*DATASET CONTENT*.

/---

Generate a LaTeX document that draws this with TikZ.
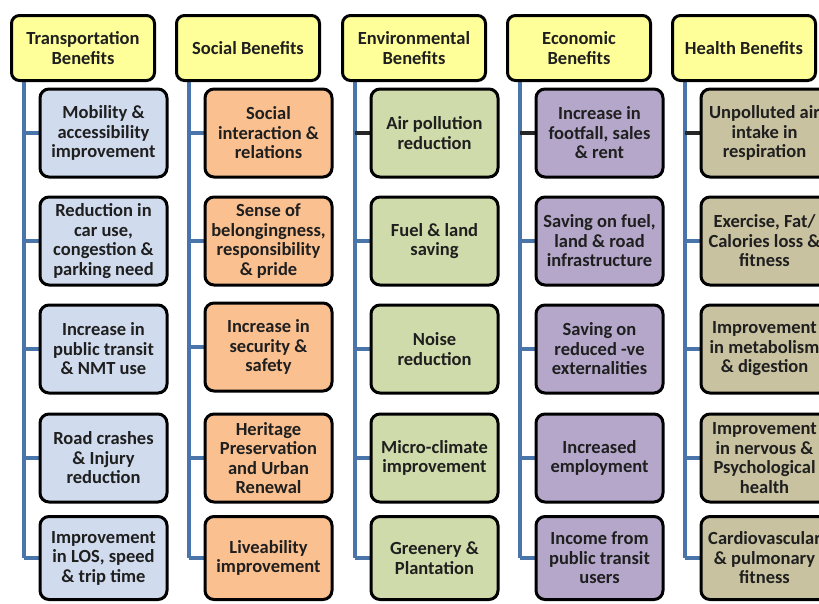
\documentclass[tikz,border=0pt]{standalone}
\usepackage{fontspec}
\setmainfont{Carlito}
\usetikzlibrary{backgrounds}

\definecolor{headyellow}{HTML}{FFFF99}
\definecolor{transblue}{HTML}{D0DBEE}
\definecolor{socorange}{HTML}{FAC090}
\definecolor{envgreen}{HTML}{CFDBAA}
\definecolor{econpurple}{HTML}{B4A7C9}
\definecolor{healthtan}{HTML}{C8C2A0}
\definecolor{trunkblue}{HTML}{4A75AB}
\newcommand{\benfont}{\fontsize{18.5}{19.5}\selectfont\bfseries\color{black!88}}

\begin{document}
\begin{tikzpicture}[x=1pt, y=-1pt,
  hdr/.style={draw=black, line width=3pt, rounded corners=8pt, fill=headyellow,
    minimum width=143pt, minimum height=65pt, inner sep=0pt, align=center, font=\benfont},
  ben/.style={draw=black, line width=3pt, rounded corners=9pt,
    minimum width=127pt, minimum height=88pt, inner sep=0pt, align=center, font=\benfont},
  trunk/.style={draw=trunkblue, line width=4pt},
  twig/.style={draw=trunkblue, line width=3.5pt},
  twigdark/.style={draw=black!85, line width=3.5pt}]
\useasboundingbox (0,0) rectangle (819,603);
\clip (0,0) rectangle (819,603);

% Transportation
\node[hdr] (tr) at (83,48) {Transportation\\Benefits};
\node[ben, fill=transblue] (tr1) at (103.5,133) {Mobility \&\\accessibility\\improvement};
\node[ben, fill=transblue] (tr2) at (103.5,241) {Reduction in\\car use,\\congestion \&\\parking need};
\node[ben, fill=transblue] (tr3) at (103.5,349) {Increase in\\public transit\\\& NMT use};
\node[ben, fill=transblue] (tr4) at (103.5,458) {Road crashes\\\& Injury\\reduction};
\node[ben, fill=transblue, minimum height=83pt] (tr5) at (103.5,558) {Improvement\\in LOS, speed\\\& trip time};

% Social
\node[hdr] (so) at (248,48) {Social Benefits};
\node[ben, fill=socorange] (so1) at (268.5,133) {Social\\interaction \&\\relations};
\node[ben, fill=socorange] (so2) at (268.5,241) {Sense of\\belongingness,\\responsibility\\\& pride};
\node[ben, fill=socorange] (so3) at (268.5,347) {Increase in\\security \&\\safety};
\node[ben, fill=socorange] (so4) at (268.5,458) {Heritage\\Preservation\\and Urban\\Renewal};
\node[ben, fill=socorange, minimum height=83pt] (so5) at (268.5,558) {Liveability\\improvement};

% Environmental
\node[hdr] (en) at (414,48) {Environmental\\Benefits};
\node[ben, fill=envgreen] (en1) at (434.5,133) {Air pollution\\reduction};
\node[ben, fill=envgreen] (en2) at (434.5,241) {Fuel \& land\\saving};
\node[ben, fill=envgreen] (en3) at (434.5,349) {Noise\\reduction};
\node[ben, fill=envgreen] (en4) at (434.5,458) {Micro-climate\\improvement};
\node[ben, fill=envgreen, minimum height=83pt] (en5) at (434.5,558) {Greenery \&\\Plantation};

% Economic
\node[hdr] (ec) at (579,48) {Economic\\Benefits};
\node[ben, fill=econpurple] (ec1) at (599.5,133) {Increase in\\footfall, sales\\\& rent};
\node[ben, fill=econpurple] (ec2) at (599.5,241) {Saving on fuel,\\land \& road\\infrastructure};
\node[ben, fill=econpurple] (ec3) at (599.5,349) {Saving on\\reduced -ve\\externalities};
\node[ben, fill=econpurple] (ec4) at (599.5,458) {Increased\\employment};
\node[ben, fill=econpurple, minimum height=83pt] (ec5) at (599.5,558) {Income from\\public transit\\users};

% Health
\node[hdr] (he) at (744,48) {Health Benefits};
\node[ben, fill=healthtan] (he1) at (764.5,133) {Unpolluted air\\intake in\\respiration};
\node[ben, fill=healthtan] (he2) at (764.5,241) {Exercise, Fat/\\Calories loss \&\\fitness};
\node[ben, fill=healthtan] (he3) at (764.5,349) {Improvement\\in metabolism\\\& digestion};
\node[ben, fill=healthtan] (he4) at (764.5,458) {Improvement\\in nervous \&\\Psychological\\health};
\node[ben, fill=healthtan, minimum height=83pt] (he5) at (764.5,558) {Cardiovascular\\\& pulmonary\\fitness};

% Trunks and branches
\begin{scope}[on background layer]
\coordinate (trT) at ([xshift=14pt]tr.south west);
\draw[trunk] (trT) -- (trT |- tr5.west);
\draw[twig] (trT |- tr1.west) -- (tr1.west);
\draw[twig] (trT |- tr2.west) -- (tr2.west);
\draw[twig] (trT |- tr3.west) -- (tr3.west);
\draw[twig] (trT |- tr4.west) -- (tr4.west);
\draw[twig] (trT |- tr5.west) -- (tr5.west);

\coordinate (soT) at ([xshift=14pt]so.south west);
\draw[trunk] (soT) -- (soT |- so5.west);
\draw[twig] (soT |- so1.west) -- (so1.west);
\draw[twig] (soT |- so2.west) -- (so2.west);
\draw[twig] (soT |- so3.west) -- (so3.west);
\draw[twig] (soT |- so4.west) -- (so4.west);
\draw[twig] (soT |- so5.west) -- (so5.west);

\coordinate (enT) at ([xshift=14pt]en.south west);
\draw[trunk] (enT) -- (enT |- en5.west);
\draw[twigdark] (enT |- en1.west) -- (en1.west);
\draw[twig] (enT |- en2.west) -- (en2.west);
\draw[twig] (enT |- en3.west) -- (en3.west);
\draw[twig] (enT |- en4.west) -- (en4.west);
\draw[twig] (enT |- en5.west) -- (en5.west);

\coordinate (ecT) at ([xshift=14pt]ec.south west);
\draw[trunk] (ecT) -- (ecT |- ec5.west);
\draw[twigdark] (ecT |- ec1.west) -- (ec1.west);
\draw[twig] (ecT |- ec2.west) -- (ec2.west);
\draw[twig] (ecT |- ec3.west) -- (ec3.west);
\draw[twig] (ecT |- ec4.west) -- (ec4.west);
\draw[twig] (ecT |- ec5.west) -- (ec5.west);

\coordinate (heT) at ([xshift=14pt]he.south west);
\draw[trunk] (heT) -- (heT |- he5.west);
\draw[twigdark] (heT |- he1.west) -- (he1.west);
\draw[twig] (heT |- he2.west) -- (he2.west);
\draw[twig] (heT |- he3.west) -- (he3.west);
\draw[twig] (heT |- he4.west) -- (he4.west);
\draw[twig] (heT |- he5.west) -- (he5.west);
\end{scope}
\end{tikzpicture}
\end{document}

\---

*STATED PROBLEM*.
Omit each picture, then return all of the listing exactly as it stands.

*WORKED SOLUTION*.
Generate a LaTeX document that draws this with TikZ.
\documentclass[tikz,border=0pt]{standalone}
\usepackage{fontspec}
\setmainfont{Carlito}
\usetikzlibrary{backgrounds}

\definecolor{headyellow}{HTML}{FFFF99}
\definecolor{transblue}{HTML}{D0DBEE}
\definecolor{socorange}{HTML}{FAC090}
\definecolor{envgreen}{HTML}{CFDBAA}
\definecolor{econpurple}{HTML}{B4A7C9}
\definecolor{healthtan}{HTML}{C8C2A0}
\definecolor{trunkblue}{HTML}{4A75AB}
\newcommand{\benfont}{\fontsize{18.5}{19.5}\selectfont\bfseries\color{black!88}}

\begin{document}
\begin{tikzpicture}[x=1pt, y=-1pt,
  hdr/.style={draw=black, line width=3pt, rounded corners=8pt, fill=headyellow,
    minimum width=143pt, minimum height=65pt, inner sep=0pt, align=center, font=\benfont},
  ben/.style={draw=black, line width=3pt, rounded corners=9pt,
    minimum width=127pt, minimum height=88pt, inner sep=0pt, align=center, font=\benfont},
  trunk/.style={draw=trunkblue, line width=4pt},
  twig/.style={draw=trunkblue, line width=3.5pt},
  twigdark/.style={draw=black!85, line width=3.5pt}]
\useasboundingbox (0,0) rectangle (819,603);
\clip (0,0) rectangle (819,603);

% Transportation
\node[hdr] (tr) at (83,48) {Transportation\\Benefits};
\node[ben, fill=transblue] (tr1) at (103.5,133) {Mobility \&\\accessibility\\improvement};
\node[ben, fill=transblue] (tr2) at (103.5,241) {Reduction in\\car use,\\congestion \&\\parking need};
\node[ben, fill=transblue] (tr3) at (103.5,349) {Increase in\\public transit\\\& NMT use};
\node[ben, fill=transblue] (tr4) at (103.5,458) {Road crashes\\\& Injury\\reduction};
\node[ben, fill=transblue, minimum height=83pt] (tr5) at (103.5,558) {Improvement\\in LOS, speed\\\& trip time};

% Social
\node[hdr] (so) at (248,48) {Social Benefits};
\node[ben, fill=socorange] (so1) at (268.5,133) {Social\\interaction \&\\relations};
\node[ben, fill=socorange] (so2) at (268.5,241) {Sense of\\belongingness,\\responsibility\\\& pride};
\node[ben, fill=socorange] (so3) at (268.5,347) {Increase in\\security \&\\safety};
\node[ben, fill=socorange] (so4) at (268.5,458) {Heritage\\Preservation\\and Urban\\Renewal};
\node[ben, fill=socorange, minimum height=83pt] (so5) at (268.5,558) {Liveability\\improvement};

% Environmental
\node[hdr] (en) at (414,48) {Environmental\\Benefits};
\node[ben, fill=envgreen] (en1) at (434.5,133) {Air pollution\\reduction};
\node[ben, fill=envgreen] (en2) at (434.5,241) {Fuel \& land\\saving};
\node[ben, fill=envgreen] (en3) at (434.5,349) {Noise\\reduction};
\node[ben, fill=envgreen] (en4) at (434.5,458) {Micro-climate\\improvement};
\node[ben, fill=envgreen, minimum height=83pt] (en5) at (434.5,558) {Greenery \&\\Plantation};

% Economic
\node[hdr] (ec) at (579,48) {Economic\\Benefits};
\node[ben, fill=econpurple] (ec1) at (599.5,133) {Increase in\\footfall, sales\\\& rent};
\node[ben, fill=econpurple] (ec2) at (599.5,241) {Saving on fuel,\\land \& road\\infrastructure};
\node[ben, fill=econpurple] (ec3) at (599.5,349) {Saving on\\reduced -ve\\externalities};
\node[ben, fill=econpurple] (ec4) at (599.5,458) {Increased\\employment};
\node[ben, fill=econpurple, minimum height=83pt] (ec5) at (599.5,558) {Income from\\public transit\\users};

% Health
\node[hdr] (he) at (744,48) {Health Benefits};
\node[ben, fill=healthtan] (he1) at (764.5,133) {Unpolluted air\\intake in\\respiration};
\node[ben, fill=healthtan] (he2) at (764.5,241) {Exercise, Fat/\\Calories loss \&\\fitness};
\node[ben, fill=healthtan] (he3) at (764.5,349) {Improvement\\in metabolism\\\& digestion};
\node[ben, fill=healthtan] (he4) at (764.5,458) {Improvement\\in nervous \&\\Psychological\\health};
\node[ben, fill=healthtan, minimum height=83pt] (he5) at (764.5,558) {Cardiovascular\\\& pulmonary\\fitness};

% Trunks and branches
\begin{scope}[on background layer]
\coordinate (trT) at ([xshift=14pt]tr.south west);
\draw[trunk] (trT) -- (trT |- tr5.west);
\draw[twig] (trT |- tr1.west) -- (tr1.west);
\draw[twig] (trT |- tr2.west) -- (tr2.west);
\draw[twig] (trT |- tr3.west) -- (tr3.west);
\draw[twig] (trT |- tr4.west) -- (tr4.west);
\draw[twig] (trT |- tr5.west) -- (tr5.west);

\coordinate (soT) at ([xshift=14pt]so.south west);
\draw[trunk] (soT) -- (soT |- so5.west);
\draw[twig] (soT |- so1.west) -- (so1.west);
\draw[twig] (soT |- so2.west) -- (so2.west);
\draw[twig] (soT |- so3.west) -- (so3.west);
\draw[twig] (soT |- so4.west) -- (so4.west);
\draw[twig] (soT |- so5.west) -- (so5.west);

\coordinate (enT) at ([xshift=14pt]en.south west);
\draw[trunk] (enT) -- (enT |- en5.west);
\draw[twigdark] (enT |- en1.west) -- (en1.west);
\draw[twig] (enT |- en2.west) -- (en2.west);
\draw[twig] (enT |- en3.west) -- (en3.west);
\draw[twig] (enT |- en4.west) -- (en4.west);
\draw[twig] (enT |- en5.west) -- (en5.west);

\coordinate (ecT) at ([xshift=14pt]ec.south west);
\draw[trunk] (ecT) -- (ecT |- ec5.west);
\draw[twigdark] (ecT |- ec1.west) -- (ec1.west);
\draw[twig] (ecT |- ec2.west) -- (ec2.west);
\draw[twig] (ecT |- ec3.west) -- (ec3.west);
\draw[twig] (ecT |- ec4.west) -- (ec4.west);
\draw[twig] (ecT |- ec5.west) -- (ec5.west);

\coordinate (heT) at ([xshift=14pt]he.south west);
\draw[trunk] (heT) -- (heT |- he5.west);
\draw[twigdark] (heT |- he1.west) -- (he1.west);
\draw[twig] (heT |- he2.west) -- (he2.west);
\draw[twig] (heT |- he3.west) -- (he3.west);
\draw[twig] (heT |- he4.west) -- (he4.west);
\draw[twig] (heT |- he5.west) -- (he5.west);
\end{scope}
\end{tikzpicture}
\end{document}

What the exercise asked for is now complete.